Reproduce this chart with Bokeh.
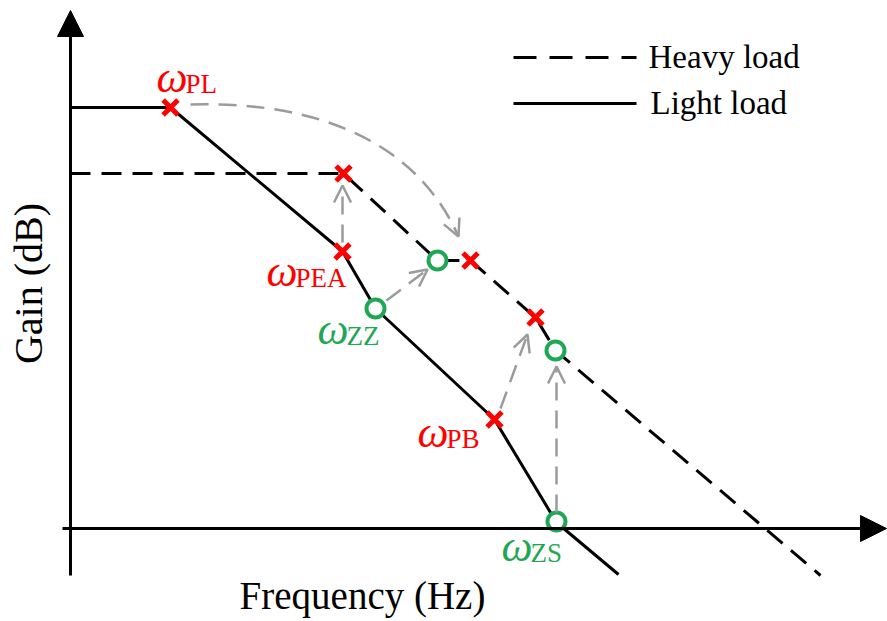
import numpy as np
from bokeh.plotting import figure
from bokeh.models import Range1d, Arrow, NormalHead, OpenHead, ColumnDataSource
from bokeh.core.properties import value
from bokeh.embed import file_html
from bokeh.resources import INLINE

# ---------------- data (schematic units; origin at axes crossing) ----------------
light_x = [0, 100, 272, 305, 424, 486, 548]
light_y = [421, 421, 277, 220, 109, 6, -46]

heavy_x = [0, 273, 367, 400, 465, 485, 750]
heavy_y = [355, 355, 268, 268, 211, 178, -47]

pole_x = [100, 272, 273, 400, 465, 424]
pole_y = [421, 277, 355, 268, 211, 109]

zero_x = [305, 367, 485, 486]
zero_y = [220, 268, 178, 7]

# gray shift arrows (start -> end)
shift_x0 = [272, 316, 430, 486]
shift_y0 = [286, 228, 120, 16]
shift_x1 = [272, 357, 457, 486]
shift_y1 = [343, 259, 194, 162]

# curved arrow (cubic bezier) from omega_PL to moved pole
curve_pts_x = [120, 260, 350, 388]
curve_pts_y = [424, 428, 378, 292]

# labels: omega + subscript
lab_sub = ["PL", "PEA", "ZZ", "PB", "ZS"]
lab_x = [86, 196, 247, 347, 431]
lab_y = [451, 257, 199, 96, -18]
lab_col = ["#ff0000", "#ff0000", "#1fa854", "#ff0000", "#1fa854"]

legend_labels = ["Heavy load", "Light load"]
x_title = "Frequency (Hz)"
y_title = "Gain (dB)"

FONT = value("Liberation Serif")
GRAY = "#9b9b9b"

p = figure(width=887, height=621, x_range=Range1d(-70, 817), y_range=Range1d(-93, 528),
           output_backend="svg", toolbar_location=None, x_axis_type=None, y_axis_type=None,
           min_border=0, outline_line_color=None)
p.grid.visible = False

# axes with arrowheads
p.add_layout(Arrow(x_start=0, y_start=-47, x_end=0, y_end=518, line_width=3, line_color="black",
                   end=NormalHead(size=26, fill_color="black", line_color="black")))
p.add_layout(Arrow(x_start=-8, y_start=0, x_end=816, y_end=0, line_width=3, line_color="black",
                   end=NormalHead(size=26, fill_color="black", line_color="black")))

# curves
p.line(heavy_x, heavy_y, line_color="black", line_width=3, line_dash="20 11")
p.line(light_x, light_y, line_color="black", line_width=3)

# gray curved arrow
p.bezier(x0=[curve_pts_x[0]], y0=[curve_pts_y[0]], x1=[curve_pts_x[3]], y1=[curve_pts_y[3]],
         cx0=[curve_pts_x[1]], cy0=[curve_pts_y[1]], cx1=[curve_pts_x[2]], cy1=[curve_pts_y[2]],
         line_color=GRAY, line_width=2.5, line_dash="18 10")
tx = curve_pts_x[3] - curve_pts_x[2]
ty = curve_pts_y[3] - curve_pts_y[2]
p.add_layout(Arrow(x_start=curve_pts_x[3] - 0.05 * tx, y_start=curve_pts_y[3] - 0.05 * ty,
                   x_end=curve_pts_x[3], y_end=curve_pts_y[3], line_alpha=0,
                   end=OpenHead(size=17, line_color=GRAY, line_width=2.5)))

# gray straight arrows
for xs, ys, xe, ye in zip(shift_x0, shift_y0, shift_x1, shift_y1):
    p.add_layout(Arrow(x_start=xs, y_start=ys, x_end=xe, y_end=ye, line_color=GRAY,
                       line_width=2.5, line_dash="18 10",
                       end=OpenHead(size=17, line_color=GRAY, line_width=2.5)))

# markers
p.scatter(pole_x, pole_y, marker="x", size=21, line_color="#ff0000", line_width=5)
p.scatter(zero_x, zero_y, marker="circle", size=18, line_color="#1fa854", fill_color="white",
          line_width=4)

# labels
src = ColumnDataSource(dict(x=lab_x, y=lab_y, sx=[v + 29 for v in lab_x],
                            om=["\u03c9"] * len(lab_x), sub=lab_sub, c=lab_col))
p.text(x="x", y="y", text="om", source=src, text_color="c", text_font=FONT,
       text_font_style="italic", text_font_size=value("44px"), text_baseline="alphabetic",
       text_align="left")
p.text(x="sx", y="y", text="sub", source=src, text_color="c", text_font=FONT,
       text_font_size=value("27px"), text_baseline="alphabetic", text_align="left", y_offset=6)

# legend (drawn manually)
p.line([443, 566], [471, 471], line_color="black", line_width=3, line_dash="23 13")
p.line([443, 566], [425, 425], line_color="black", line_width=3)
p.text(x=[578, 580], y=[472, 426], text=legend_labels, text_font=FONT,
       text_font_size=value("33px"), text_baseline="alphabetic", text_align="left",
       text_color="black")

# axis titles
p.text(x=[292], y=[-67], text=[x_title], text_font=FONT, text_font_size=value("39px"),
       text_baseline="alphabetic", text_align="center", text_color="black")
p.text(x=[-42], y=[245], text=[y_title], text_font=FONT, text_font_size=value("40px"),
       text_baseline="middle", text_align="center", text_color="black", angle=np.pi / 2)

open("out.html", "w").write(file_html(p, INLINE))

================

**TASK GOAL**. Repeat the listing above exactly from its first line to the line containing "p.grid.visible = False", both included, and omit the pictures.

**SOLUTION FOR THIS TASK**.
Reproduce this chart with Bokeh.
import numpy as np
from bokeh.plotting import figure
from bokeh.models import Range1d, Arrow, NormalHead, OpenHead, ColumnDataSource
from bokeh.core.properties import value
from bokeh.embed import file_html
from bokeh.resources import INLINE

# ---------------- data (schematic units; origin at axes crossing) ----------------
light_x = [0, 100, 272, 305, 424, 486, 548]
light_y = [421, 421, 277, 220, 109, 6, -46]

heavy_x = [0, 273, 367, 400, 465, 485, 750]
heavy_y = [355, 355, 268, 268, 211, 178, -47]

pole_x = [100, 272, 273, 400, 465, 424]
pole_y = [421, 277, 355, 268, 211, 109]

zero_x = [305, 367, 485, 486]
zero_y = [220, 268, 178, 7]

# gray shift arrows (start -> end)
shift_x0 = [272, 316, 430, 486]
shift_y0 = [286, 228, 120, 16]
shift_x1 = [272, 357, 457, 486]
shift_y1 = [343, 259, 194, 162]

# curved arrow (cubic bezier) from omega_PL to moved pole
curve_pts_x = [120, 260, 350, 388]
curve_pts_y = [424, 428, 378, 292]

# labels: omega + subscript
lab_sub = ["PL", "PEA", "ZZ", "PB", "ZS"]
lab_x = [86, 196, 247, 347, 431]
lab_y = [451, 257, 199, 96, -18]
lab_col = ["#ff0000", "#ff0000", "#1fa854", "#ff0000", "#1fa854"]

legend_labels = ["Heavy load", "Light load"]
x_title = "Frequency (Hz)"
y_title = "Gain (dB)"

FONT = value("Liberation Serif")
GRAY = "#9b9b9b"

p = figure(width=887, height=621, x_range=Range1d(-70, 817), y_range=Range1d(-93, 528),
           output_backend="svg", toolbar_location=None, x_axis_type=None, y_axis_type=None,
           min_border=0, outline_line_color=None)
p.grid.visible = False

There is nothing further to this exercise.